[Collection entries]
——

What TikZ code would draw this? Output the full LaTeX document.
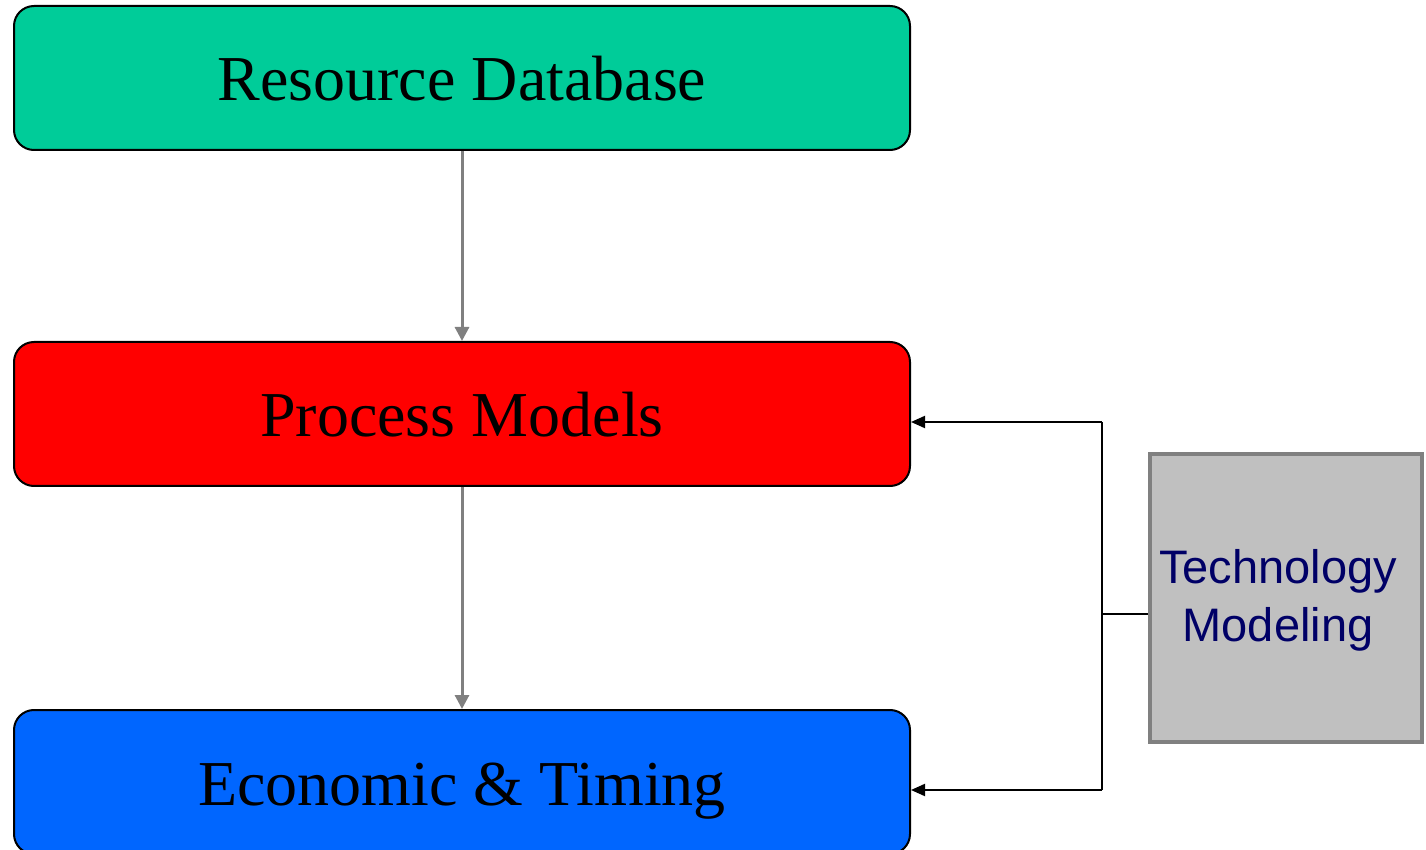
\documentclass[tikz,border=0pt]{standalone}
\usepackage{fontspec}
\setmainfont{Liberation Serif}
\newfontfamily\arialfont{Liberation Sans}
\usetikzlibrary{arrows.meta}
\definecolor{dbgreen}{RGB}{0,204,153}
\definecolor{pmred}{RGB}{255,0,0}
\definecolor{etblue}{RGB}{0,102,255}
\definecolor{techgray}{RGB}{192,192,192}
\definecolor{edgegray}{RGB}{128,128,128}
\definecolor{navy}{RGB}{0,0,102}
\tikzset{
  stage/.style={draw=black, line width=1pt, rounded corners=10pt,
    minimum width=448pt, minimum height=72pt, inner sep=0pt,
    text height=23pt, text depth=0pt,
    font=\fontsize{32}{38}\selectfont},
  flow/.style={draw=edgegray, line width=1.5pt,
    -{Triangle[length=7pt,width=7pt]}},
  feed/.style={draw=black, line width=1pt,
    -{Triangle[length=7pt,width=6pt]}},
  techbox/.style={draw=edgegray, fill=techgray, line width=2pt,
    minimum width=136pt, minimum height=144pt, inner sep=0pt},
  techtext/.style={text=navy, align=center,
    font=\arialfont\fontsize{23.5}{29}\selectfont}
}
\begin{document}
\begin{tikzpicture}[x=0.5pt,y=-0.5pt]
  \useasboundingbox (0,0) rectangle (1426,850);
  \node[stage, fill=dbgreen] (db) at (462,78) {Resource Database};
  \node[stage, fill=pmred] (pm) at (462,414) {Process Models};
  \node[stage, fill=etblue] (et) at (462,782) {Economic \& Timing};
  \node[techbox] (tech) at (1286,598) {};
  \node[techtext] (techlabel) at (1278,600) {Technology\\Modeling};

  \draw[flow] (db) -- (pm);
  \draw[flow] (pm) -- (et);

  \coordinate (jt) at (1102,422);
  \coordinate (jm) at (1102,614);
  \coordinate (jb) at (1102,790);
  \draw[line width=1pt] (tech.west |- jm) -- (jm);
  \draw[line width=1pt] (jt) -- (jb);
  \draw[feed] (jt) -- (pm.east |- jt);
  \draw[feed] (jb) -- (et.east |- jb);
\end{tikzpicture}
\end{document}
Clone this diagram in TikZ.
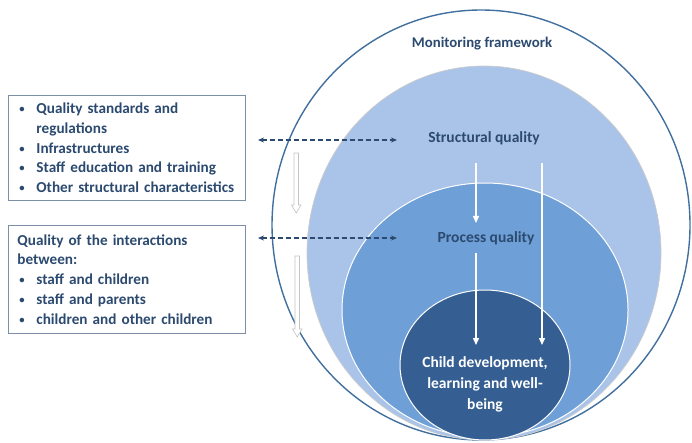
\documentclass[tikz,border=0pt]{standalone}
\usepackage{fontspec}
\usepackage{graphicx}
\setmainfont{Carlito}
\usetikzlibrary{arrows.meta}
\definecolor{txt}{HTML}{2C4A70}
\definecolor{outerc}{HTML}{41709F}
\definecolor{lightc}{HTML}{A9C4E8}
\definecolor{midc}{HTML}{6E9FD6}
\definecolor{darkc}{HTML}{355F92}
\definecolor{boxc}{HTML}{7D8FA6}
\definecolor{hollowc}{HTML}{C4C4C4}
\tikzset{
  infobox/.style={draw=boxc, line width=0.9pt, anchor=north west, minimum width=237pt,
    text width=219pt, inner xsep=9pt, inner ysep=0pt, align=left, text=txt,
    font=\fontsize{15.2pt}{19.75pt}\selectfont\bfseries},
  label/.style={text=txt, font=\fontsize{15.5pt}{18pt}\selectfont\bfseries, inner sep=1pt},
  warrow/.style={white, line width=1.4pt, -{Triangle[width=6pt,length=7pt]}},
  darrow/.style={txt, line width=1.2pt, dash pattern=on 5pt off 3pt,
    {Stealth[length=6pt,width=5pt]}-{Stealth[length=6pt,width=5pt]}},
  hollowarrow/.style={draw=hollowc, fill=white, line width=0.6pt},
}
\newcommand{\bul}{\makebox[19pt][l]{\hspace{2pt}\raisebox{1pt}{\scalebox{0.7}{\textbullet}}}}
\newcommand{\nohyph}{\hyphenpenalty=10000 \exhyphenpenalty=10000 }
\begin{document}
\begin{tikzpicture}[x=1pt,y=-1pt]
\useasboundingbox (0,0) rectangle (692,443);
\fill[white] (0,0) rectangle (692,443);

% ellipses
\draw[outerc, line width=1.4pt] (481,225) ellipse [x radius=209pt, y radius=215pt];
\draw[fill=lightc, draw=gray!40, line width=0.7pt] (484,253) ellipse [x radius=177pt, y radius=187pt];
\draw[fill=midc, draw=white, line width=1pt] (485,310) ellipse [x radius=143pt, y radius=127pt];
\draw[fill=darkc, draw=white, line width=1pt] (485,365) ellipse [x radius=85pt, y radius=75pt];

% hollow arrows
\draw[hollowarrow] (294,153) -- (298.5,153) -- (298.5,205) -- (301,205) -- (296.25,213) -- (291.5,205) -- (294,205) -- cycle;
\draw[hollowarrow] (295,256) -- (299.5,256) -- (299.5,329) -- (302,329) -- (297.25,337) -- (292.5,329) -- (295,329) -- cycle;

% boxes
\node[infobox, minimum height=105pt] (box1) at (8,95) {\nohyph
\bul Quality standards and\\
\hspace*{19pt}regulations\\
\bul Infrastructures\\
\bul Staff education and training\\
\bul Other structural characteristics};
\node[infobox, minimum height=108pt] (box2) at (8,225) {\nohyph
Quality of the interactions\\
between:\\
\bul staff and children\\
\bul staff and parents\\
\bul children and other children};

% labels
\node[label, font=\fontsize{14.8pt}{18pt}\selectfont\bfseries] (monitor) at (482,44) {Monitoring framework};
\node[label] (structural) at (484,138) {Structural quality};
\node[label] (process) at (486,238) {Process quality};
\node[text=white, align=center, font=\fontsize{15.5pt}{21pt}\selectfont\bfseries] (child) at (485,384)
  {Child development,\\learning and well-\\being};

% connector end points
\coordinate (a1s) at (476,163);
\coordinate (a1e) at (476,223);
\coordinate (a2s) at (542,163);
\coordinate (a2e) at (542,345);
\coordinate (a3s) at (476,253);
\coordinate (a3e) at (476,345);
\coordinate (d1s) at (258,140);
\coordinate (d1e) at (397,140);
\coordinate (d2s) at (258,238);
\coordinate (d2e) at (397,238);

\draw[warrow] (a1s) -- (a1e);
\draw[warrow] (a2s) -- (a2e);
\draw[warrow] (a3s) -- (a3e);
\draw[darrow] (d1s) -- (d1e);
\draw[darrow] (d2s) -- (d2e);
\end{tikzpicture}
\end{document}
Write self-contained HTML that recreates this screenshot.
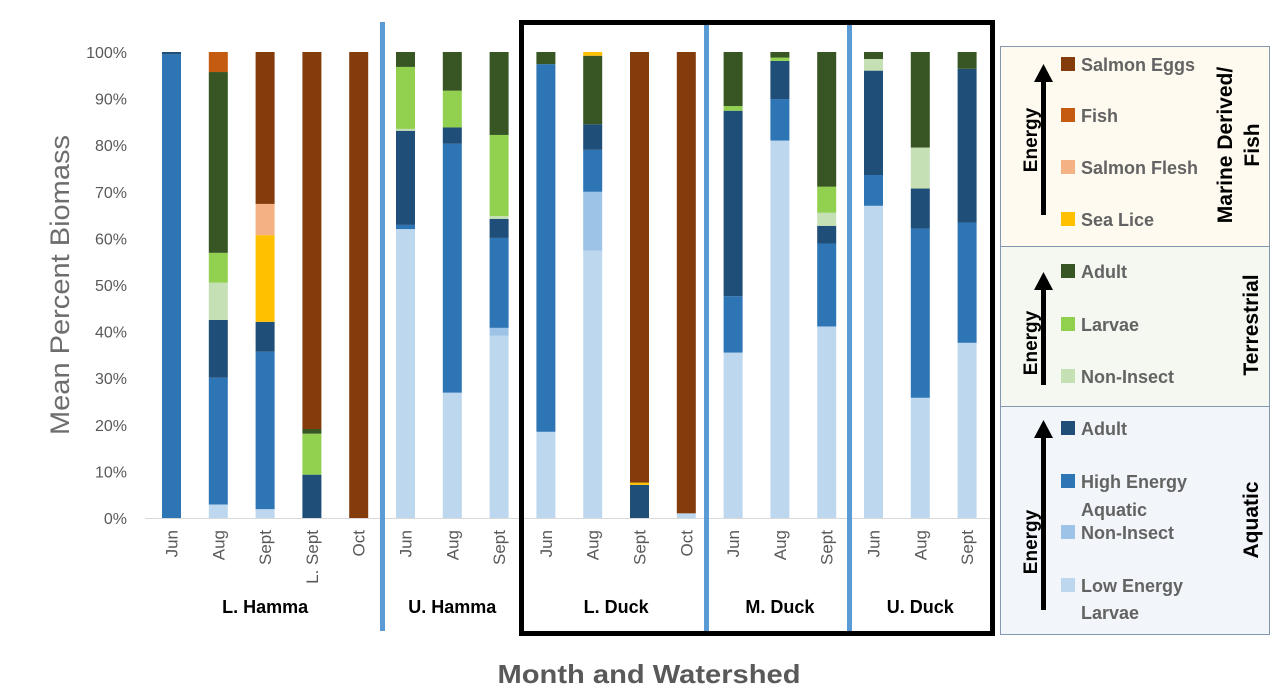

——

- _STATED EXERCISE_
The listing above must be printed again exactly, minus its pictures.

- _RESULT OF THE EXERCISE_
What TikZ code would draw this? Output the full LaTeX document.
\documentclass[tikz,border=0pt]{standalone}
\usepackage{fontspec}
\setmainfont{Liberation Serif}
\newfontfamily\arialfont{Liberation Sans}
\usetikzlibrary{arrows.meta}
\definecolor{dbgreen}{RGB}{0,204,153}
\definecolor{pmred}{RGB}{255,0,0}
\definecolor{etblue}{RGB}{0,102,255}
\definecolor{techgray}{RGB}{192,192,192}
\definecolor{edgegray}{RGB}{128,128,128}
\definecolor{navy}{RGB}{0,0,102}
\tikzset{
  stage/.style={draw=black, line width=1pt, rounded corners=10pt,
    minimum width=448pt, minimum height=72pt, inner sep=0pt,
    text height=23pt, text depth=0pt,
    font=\fontsize{32}{38}\selectfont},
  flow/.style={draw=edgegray, line width=1.5pt,
    -{Triangle[length=7pt,width=7pt]}},
  feed/.style={draw=black, line width=1pt,
    -{Triangle[length=7pt,width=6pt]}},
  techbox/.style={draw=edgegray, fill=techgray, line width=2pt,
    minimum width=136pt, minimum height=144pt, inner sep=0pt},
  techtext/.style={text=navy, align=center,
    font=\arialfont\fontsize{23.5}{29}\selectfont}
}
\begin{document}
\begin{tikzpicture}[x=0.5pt,y=-0.5pt]
  \useasboundingbox (0,0) rectangle (1426,850);
  \node[stage, fill=dbgreen] (db) at (462,78) {Resource Database};
  \node[stage, fill=pmred] (pm) at (462,414) {Process Models};
  \node[stage, fill=etblue] (et) at (462,782) {Economic \& Timing};
  \node[techbox] (tech) at (1286,598) {};
  \node[techtext] (techlabel) at (1278,600) {Technology\\Modeling};

  \draw[flow] (db) -- (pm);
  \draw[flow] (pm) -- (et);

  \coordinate (jt) at (1102,422);
  \coordinate (jm) at (1102,614);
  \coordinate (jb) at (1102,790);
  \draw[line width=1pt] (tech.west |- jm) -- (jm);
  \draw[line width=1pt] (jt) -- (jb);
  \draw[feed] (jt) -- (pm.east |- jt);
  \draw[feed] (jb) -- (et.east |- jb);
\end{tikzpicture}
\end{document}
Clone this diagram in TikZ.
\documentclass[tikz,border=0pt]{standalone}
\usepackage{fontspec}
\usepackage{graphicx}
\setmainfont{Carlito}
\usetikzlibrary{arrows.meta}
\definecolor{txt}{HTML}{2C4A70}
\definecolor{outerc}{HTML}{41709F}
\definecolor{lightc}{HTML}{A9C4E8}
\definecolor{midc}{HTML}{6E9FD6}
\definecolor{darkc}{HTML}{355F92}
\definecolor{boxc}{HTML}{7D8FA6}
\definecolor{hollowc}{HTML}{C4C4C4}
\tikzset{
  infobox/.style={draw=boxc, line width=0.9pt, anchor=north west, minimum width=237pt,
    text width=219pt, inner xsep=9pt, inner ysep=0pt, align=left, text=txt,
    font=\fontsize{15.2pt}{19.75pt}\selectfont\bfseries},
  label/.style={text=txt, font=\fontsize{15.5pt}{18pt}\selectfont\bfseries, inner sep=1pt},
  warrow/.style={white, line width=1.4pt, -{Triangle[width=6pt,length=7pt]}},
  darrow/.style={txt, line width=1.2pt, dash pattern=on 5pt off 3pt,
    {Stealth[length=6pt,width=5pt]}-{Stealth[length=6pt,width=5pt]}},
  hollowarrow/.style={draw=hollowc, fill=white, line width=0.6pt},
}
\newcommand{\bul}{\makebox[19pt][l]{\hspace{2pt}\raisebox{1pt}{\scalebox{0.7}{\textbullet}}}}
\newcommand{\nohyph}{\hyphenpenalty=10000 \exhyphenpenalty=10000 }
\begin{document}
\begin{tikzpicture}[x=1pt,y=-1pt]
\useasboundingbox (0,0) rectangle (692,443);
\fill[white] (0,0) rectangle (692,443);

% ellipses
\draw[outerc, line width=1.4pt] (481,225) ellipse [x radius=209pt, y radius=215pt];
\draw[fill=lightc, draw=gray!40, line width=0.7pt] (484,253) ellipse [x radius=177pt, y radius=187pt];
\draw[fill=midc, draw=white, line width=1pt] (485,310) ellipse [x radius=143pt, y radius=127pt];
\draw[fill=darkc, draw=white, line width=1pt] (485,365) ellipse [x radius=85pt, y radius=75pt];

% hollow arrows
\draw[hollowarrow] (294,153) -- (298.5,153) -- (298.5,205) -- (301,205) -- (296.25,213) -- (291.5,205) -- (294,205) -- cycle;
\draw[hollowarrow] (295,256) -- (299.5,256) -- (299.5,329) -- (302,329) -- (297.25,337) -- (292.5,329) -- (295,329) -- cycle;

% boxes
\node[infobox, minimum height=105pt] (box1) at (8,95) {\nohyph
\bul Quality standards and\\
\hspace*{19pt}regulations\\
\bul Infrastructures\\
\bul Staff education and training\\
\bul Other structural characteristics};
\node[infobox, minimum height=108pt] (box2) at (8,225) {\nohyph
Quality of the interactions\\
between:\\
\bul staff and children\\
\bul staff and parents\\
\bul children and other children};

% labels
\node[label, font=\fontsize{14.8pt}{18pt}\selectfont\bfseries] (monitor) at (482,44) {Monitoring framework};
\node[label] (structural) at (484,138) {Structural quality};
\node[label] (process) at (486,238) {Process quality};
\node[text=white, align=center, font=\fontsize{15.5pt}{21pt}\selectfont\bfseries] (child) at (485,384)
  {Child development,\\learning and well-\\being};

% connector end points
\coordinate (a1s) at (476,163);
\coordinate (a1e) at (476,223);
\coordinate (a2s) at (542,163);
\coordinate (a2e) at (542,345);
\coordinate (a3s) at (476,253);
\coordinate (a3e) at (476,345);
\coordinate (d1s) at (258,140);
\coordinate (d1e) at (397,140);
\coordinate (d2s) at (258,238);
\coordinate (d2e) at (397,238);

\draw[warrow] (a1s) -- (a1e);
\draw[warrow] (a2s) -- (a2e);
\draw[warrow] (a3s) -- (a3e);
\draw[darrow] (d1s) -- (d1e);
\draw[darrow] (d2s) -- (d2e);
\end{tikzpicture}
\end{document}
Write self-contained HTML that recreates this screenshot.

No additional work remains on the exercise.